▸ Records to process
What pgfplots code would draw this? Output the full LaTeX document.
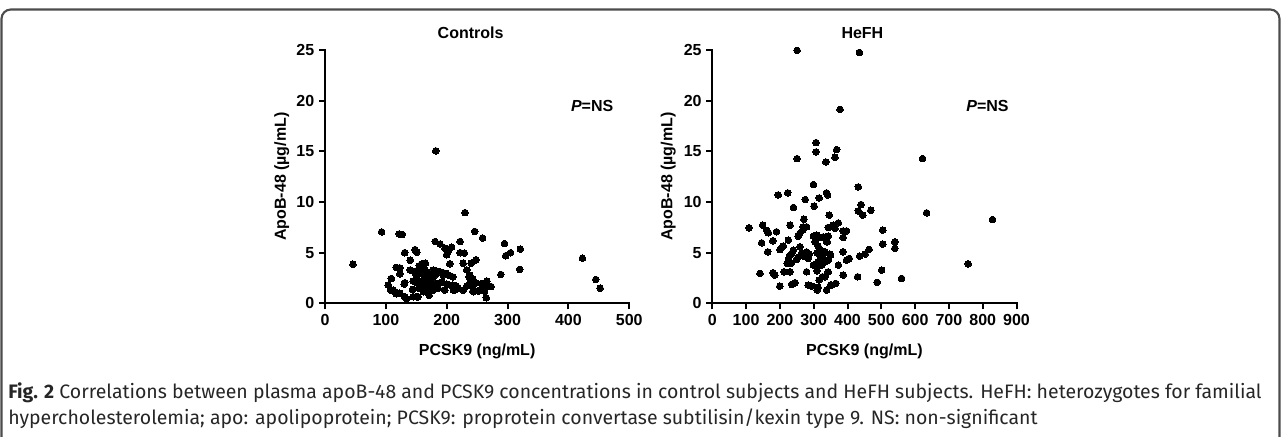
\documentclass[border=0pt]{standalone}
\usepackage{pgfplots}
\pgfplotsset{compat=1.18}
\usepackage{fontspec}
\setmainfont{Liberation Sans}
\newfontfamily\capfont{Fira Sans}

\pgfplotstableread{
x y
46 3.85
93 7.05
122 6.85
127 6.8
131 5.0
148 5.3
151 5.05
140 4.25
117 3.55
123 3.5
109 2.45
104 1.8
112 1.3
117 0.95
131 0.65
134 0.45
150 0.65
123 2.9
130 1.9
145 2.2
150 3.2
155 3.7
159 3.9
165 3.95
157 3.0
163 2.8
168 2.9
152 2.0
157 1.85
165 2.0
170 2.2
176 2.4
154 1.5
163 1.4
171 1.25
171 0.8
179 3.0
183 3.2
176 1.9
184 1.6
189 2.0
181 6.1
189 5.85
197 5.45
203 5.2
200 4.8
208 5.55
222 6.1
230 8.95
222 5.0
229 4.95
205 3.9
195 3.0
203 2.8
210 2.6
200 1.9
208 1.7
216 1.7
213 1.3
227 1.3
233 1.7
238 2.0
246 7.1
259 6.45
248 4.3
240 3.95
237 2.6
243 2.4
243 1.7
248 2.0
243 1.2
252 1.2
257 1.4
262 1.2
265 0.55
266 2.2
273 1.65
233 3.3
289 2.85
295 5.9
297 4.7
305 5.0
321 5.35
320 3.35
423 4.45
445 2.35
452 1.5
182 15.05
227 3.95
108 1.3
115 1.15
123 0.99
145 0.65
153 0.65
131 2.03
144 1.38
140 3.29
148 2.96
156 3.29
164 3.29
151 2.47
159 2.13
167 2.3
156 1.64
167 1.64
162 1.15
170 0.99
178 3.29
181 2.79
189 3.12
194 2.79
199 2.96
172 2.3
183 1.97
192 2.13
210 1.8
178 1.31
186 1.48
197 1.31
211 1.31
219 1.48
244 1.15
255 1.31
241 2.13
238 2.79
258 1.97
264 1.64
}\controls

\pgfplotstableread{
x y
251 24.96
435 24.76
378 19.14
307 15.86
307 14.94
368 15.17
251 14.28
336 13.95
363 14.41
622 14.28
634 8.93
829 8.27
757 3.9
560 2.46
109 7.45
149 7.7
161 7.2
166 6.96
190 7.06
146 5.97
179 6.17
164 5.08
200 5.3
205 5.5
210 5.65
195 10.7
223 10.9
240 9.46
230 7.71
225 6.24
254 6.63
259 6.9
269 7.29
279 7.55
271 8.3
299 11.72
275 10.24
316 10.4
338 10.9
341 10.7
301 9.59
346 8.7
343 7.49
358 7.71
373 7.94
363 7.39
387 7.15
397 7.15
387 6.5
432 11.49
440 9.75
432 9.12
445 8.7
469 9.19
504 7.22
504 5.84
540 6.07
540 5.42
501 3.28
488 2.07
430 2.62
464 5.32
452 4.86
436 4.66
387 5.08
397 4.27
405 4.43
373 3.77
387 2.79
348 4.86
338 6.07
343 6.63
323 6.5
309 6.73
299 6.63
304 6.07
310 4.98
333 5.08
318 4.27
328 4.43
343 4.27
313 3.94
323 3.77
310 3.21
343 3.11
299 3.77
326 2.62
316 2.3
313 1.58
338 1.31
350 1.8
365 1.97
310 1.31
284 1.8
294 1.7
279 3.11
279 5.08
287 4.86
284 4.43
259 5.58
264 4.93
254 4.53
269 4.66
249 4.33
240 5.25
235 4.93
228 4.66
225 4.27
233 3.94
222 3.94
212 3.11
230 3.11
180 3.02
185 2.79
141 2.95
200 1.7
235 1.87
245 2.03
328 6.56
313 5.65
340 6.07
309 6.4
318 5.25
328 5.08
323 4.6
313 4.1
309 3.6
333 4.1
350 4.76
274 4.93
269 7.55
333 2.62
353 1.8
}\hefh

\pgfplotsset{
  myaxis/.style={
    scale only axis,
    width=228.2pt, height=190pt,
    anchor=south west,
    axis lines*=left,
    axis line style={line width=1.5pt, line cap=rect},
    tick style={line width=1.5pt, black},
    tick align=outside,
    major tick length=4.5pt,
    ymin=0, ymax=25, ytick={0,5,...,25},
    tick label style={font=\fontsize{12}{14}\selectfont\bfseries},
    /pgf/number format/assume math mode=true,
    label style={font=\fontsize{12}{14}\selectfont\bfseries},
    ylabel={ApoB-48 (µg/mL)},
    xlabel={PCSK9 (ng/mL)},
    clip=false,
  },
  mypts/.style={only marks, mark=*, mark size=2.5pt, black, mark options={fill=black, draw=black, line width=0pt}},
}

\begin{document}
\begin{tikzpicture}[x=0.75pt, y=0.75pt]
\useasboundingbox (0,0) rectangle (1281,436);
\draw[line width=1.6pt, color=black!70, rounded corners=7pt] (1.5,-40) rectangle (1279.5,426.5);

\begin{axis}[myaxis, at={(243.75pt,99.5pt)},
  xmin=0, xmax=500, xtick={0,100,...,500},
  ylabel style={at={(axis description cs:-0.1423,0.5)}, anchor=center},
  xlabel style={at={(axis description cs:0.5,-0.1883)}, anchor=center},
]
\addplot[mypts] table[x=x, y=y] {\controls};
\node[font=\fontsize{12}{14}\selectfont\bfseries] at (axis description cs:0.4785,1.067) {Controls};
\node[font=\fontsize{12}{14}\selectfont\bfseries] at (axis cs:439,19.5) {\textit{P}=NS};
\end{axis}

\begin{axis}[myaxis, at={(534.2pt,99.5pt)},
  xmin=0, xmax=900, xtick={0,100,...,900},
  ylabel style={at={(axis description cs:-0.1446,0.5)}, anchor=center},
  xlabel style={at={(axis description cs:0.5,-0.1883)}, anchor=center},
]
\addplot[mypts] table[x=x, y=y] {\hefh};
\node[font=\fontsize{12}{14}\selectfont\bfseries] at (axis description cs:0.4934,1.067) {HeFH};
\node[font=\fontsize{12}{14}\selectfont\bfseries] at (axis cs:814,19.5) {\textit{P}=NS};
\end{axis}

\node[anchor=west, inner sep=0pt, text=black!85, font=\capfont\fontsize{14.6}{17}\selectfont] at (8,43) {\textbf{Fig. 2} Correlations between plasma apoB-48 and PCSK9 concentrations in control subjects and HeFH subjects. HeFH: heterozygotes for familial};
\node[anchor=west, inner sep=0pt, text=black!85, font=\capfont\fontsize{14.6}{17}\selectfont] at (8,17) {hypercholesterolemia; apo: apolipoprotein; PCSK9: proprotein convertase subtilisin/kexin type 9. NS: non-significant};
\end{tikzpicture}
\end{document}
---
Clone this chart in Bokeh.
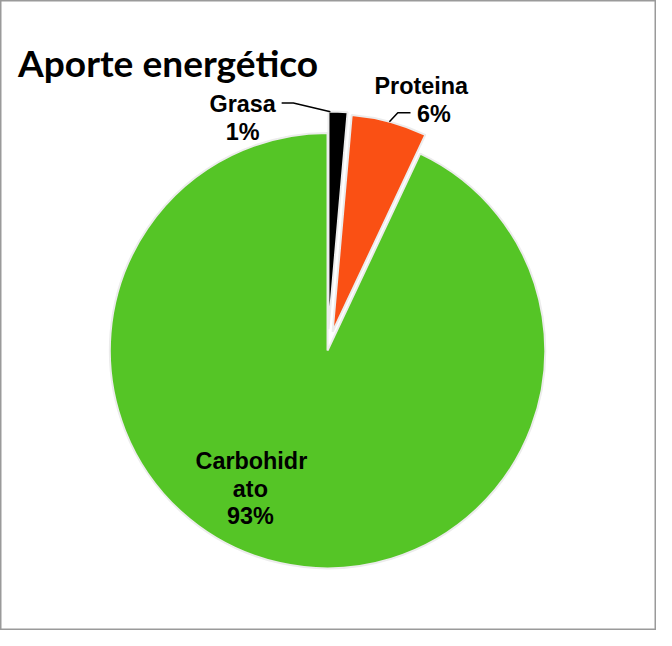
--
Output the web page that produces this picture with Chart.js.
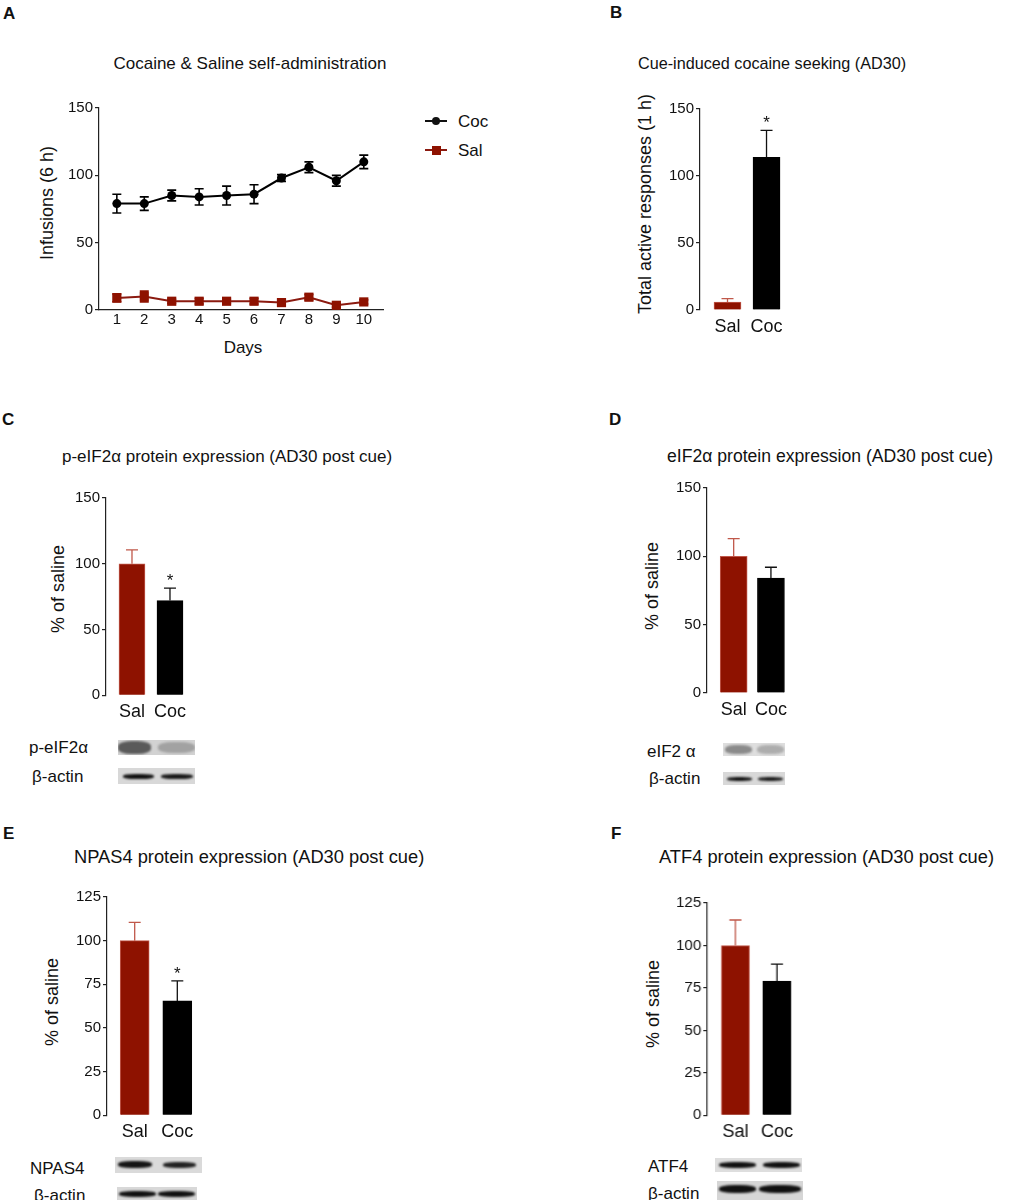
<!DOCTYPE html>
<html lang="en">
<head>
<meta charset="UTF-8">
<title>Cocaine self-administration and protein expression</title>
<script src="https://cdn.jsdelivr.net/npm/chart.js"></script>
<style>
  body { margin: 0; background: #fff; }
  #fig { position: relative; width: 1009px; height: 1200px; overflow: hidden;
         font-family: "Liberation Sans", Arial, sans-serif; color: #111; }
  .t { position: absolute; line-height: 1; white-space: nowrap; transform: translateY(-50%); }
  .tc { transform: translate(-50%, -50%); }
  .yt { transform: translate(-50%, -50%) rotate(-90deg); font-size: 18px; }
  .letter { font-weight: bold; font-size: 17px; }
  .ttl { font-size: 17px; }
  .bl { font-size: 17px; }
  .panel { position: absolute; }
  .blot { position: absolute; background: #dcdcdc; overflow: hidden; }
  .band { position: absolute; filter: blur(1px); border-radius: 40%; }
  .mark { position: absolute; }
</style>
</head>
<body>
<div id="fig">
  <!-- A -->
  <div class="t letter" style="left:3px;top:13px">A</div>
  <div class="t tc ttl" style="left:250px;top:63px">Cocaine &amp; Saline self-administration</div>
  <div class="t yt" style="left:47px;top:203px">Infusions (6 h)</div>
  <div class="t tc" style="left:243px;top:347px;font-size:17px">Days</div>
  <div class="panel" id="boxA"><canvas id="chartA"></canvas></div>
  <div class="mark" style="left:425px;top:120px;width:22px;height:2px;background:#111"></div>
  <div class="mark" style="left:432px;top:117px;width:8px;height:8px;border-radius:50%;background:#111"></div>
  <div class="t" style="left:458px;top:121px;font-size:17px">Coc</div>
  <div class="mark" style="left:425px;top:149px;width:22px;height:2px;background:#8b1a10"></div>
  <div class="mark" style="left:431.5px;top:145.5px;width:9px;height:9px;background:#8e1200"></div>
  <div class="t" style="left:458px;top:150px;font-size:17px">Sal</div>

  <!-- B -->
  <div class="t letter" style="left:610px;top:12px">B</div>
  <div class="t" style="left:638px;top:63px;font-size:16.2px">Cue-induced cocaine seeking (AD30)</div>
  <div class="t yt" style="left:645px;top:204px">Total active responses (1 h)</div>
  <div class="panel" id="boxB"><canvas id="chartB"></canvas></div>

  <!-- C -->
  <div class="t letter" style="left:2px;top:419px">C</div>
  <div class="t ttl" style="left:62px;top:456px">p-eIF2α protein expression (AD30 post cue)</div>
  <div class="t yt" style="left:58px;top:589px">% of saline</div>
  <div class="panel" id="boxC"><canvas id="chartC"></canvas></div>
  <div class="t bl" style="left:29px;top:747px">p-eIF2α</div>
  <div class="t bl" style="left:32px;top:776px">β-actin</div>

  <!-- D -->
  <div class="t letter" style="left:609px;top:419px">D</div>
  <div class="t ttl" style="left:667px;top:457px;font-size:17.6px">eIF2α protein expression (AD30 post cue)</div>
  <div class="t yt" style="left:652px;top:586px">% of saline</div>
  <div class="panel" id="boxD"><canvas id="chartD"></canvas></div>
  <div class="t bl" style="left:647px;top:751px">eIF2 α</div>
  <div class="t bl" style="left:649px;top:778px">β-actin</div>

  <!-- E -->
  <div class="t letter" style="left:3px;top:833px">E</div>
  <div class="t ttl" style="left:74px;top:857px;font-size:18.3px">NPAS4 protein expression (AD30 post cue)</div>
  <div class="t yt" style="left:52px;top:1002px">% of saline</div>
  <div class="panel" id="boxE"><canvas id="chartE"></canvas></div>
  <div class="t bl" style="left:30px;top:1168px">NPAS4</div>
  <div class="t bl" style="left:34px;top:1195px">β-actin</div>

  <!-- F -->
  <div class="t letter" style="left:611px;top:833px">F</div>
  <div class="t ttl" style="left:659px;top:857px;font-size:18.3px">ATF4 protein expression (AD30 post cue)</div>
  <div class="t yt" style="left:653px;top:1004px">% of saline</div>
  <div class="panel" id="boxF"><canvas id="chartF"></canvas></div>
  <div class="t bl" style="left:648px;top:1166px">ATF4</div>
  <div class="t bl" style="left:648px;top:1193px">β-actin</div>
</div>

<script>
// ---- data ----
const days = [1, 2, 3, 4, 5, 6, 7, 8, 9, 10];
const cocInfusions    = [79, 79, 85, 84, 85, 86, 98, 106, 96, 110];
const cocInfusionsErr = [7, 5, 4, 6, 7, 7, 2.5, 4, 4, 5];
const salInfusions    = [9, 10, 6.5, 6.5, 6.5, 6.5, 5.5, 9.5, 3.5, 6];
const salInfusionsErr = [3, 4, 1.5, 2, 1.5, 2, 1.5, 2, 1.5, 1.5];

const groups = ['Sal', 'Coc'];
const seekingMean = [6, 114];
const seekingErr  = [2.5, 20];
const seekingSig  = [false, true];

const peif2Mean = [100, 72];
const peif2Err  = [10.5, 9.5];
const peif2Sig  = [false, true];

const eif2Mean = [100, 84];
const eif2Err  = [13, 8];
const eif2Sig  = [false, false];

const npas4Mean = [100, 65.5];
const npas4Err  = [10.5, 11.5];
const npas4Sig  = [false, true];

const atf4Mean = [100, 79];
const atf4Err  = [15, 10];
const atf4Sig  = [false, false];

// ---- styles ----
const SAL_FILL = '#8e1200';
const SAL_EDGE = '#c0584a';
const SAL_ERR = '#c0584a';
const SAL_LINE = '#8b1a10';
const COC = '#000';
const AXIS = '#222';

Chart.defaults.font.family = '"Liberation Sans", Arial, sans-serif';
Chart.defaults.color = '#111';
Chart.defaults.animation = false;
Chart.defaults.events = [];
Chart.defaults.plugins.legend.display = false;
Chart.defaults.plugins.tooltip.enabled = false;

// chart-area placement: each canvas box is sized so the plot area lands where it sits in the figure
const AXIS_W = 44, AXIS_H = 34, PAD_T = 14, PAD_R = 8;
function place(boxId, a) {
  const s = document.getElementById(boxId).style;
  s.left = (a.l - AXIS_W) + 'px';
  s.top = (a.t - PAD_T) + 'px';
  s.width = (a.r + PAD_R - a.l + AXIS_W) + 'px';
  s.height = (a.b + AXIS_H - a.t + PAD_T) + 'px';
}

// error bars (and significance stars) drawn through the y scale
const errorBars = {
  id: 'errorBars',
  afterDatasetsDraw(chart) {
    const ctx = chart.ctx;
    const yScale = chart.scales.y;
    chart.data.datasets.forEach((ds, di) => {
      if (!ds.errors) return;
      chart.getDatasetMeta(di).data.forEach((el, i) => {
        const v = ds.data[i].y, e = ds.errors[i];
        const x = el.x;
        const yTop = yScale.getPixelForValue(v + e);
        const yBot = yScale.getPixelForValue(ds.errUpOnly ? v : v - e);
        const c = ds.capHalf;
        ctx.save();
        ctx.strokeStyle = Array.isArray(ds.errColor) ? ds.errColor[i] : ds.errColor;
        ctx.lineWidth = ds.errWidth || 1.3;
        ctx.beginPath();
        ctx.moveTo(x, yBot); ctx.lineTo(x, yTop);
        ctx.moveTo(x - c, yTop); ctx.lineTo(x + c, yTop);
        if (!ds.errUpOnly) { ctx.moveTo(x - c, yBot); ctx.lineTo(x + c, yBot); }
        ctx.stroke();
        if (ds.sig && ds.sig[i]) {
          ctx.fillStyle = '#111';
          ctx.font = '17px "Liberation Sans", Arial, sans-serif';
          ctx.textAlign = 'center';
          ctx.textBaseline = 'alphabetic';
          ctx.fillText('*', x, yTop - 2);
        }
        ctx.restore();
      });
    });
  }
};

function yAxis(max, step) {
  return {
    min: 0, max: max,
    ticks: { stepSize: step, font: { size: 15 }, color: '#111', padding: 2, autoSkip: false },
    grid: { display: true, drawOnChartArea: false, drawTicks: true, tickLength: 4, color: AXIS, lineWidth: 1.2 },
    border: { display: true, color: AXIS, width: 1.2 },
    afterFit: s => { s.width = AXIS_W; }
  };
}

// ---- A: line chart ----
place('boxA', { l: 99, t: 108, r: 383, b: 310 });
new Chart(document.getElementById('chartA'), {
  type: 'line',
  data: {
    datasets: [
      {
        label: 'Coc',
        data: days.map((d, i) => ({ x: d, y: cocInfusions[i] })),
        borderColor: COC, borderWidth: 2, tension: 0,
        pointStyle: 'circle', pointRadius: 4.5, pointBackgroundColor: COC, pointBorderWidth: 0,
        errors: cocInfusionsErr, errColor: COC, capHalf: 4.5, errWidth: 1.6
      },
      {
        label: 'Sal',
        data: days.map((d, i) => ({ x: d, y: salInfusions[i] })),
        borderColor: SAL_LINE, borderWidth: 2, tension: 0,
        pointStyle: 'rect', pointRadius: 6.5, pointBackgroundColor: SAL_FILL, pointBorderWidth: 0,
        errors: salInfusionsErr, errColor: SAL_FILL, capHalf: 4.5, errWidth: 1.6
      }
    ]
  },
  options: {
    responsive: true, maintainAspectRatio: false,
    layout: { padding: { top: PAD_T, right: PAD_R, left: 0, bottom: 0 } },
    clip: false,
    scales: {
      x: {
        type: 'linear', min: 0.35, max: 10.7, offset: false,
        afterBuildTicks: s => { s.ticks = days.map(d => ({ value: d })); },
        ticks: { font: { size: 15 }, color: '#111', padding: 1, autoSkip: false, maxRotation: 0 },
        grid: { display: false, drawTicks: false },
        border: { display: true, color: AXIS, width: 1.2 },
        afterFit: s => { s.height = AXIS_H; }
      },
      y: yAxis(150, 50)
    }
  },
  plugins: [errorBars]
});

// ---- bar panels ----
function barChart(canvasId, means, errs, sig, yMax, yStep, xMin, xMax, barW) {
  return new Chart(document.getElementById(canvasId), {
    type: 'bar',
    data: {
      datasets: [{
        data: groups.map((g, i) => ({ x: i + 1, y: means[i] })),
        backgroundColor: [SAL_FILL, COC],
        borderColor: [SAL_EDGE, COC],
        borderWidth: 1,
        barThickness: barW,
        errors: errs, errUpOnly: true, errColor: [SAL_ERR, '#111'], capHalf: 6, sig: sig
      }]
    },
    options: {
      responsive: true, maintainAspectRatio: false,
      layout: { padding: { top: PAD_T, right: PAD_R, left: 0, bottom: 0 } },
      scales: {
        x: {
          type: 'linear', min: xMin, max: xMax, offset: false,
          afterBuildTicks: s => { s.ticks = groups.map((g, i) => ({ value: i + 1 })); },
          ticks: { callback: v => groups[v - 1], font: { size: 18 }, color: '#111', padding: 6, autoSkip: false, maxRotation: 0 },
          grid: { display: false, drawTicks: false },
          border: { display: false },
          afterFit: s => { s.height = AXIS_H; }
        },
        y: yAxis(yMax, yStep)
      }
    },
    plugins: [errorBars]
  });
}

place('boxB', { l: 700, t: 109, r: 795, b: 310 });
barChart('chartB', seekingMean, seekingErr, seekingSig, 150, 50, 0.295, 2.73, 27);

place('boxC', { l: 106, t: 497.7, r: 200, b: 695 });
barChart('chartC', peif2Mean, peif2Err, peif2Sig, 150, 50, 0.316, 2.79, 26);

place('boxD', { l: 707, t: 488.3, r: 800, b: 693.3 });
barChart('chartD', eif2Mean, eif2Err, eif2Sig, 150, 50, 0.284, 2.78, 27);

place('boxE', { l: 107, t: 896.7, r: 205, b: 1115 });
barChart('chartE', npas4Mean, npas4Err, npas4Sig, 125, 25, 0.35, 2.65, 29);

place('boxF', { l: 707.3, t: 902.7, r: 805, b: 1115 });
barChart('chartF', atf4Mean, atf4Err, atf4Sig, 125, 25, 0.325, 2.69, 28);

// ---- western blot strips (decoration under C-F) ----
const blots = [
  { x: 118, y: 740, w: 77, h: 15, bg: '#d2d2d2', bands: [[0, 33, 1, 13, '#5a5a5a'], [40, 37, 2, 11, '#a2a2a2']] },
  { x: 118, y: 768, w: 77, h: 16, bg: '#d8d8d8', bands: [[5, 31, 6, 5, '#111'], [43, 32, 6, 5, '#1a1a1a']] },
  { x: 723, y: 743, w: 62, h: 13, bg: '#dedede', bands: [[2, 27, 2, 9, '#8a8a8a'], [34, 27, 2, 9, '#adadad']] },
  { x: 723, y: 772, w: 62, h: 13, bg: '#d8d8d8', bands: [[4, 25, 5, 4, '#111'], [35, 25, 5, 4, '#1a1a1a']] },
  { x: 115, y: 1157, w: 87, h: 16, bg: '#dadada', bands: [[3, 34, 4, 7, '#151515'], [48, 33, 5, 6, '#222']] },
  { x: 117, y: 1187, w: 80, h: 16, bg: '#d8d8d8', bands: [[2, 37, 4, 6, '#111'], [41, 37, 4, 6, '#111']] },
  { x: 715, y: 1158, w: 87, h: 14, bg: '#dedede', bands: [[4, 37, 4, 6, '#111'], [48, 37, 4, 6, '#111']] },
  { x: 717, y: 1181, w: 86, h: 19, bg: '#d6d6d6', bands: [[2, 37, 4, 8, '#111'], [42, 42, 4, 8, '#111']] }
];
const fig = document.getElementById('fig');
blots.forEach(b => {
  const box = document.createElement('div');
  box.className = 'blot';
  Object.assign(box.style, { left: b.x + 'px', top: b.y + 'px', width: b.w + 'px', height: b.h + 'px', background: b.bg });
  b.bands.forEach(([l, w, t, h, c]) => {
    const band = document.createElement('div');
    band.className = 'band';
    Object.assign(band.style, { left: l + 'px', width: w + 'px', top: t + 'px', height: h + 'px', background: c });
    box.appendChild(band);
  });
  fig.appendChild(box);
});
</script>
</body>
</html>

▸ What you have to do
Copy all lines in the listing above where the string "Output" appears.

▸ Written answer
What pgfplots code would draw this? Output the full LaTeX document.
Output the web page that produces this picture with Chart.js.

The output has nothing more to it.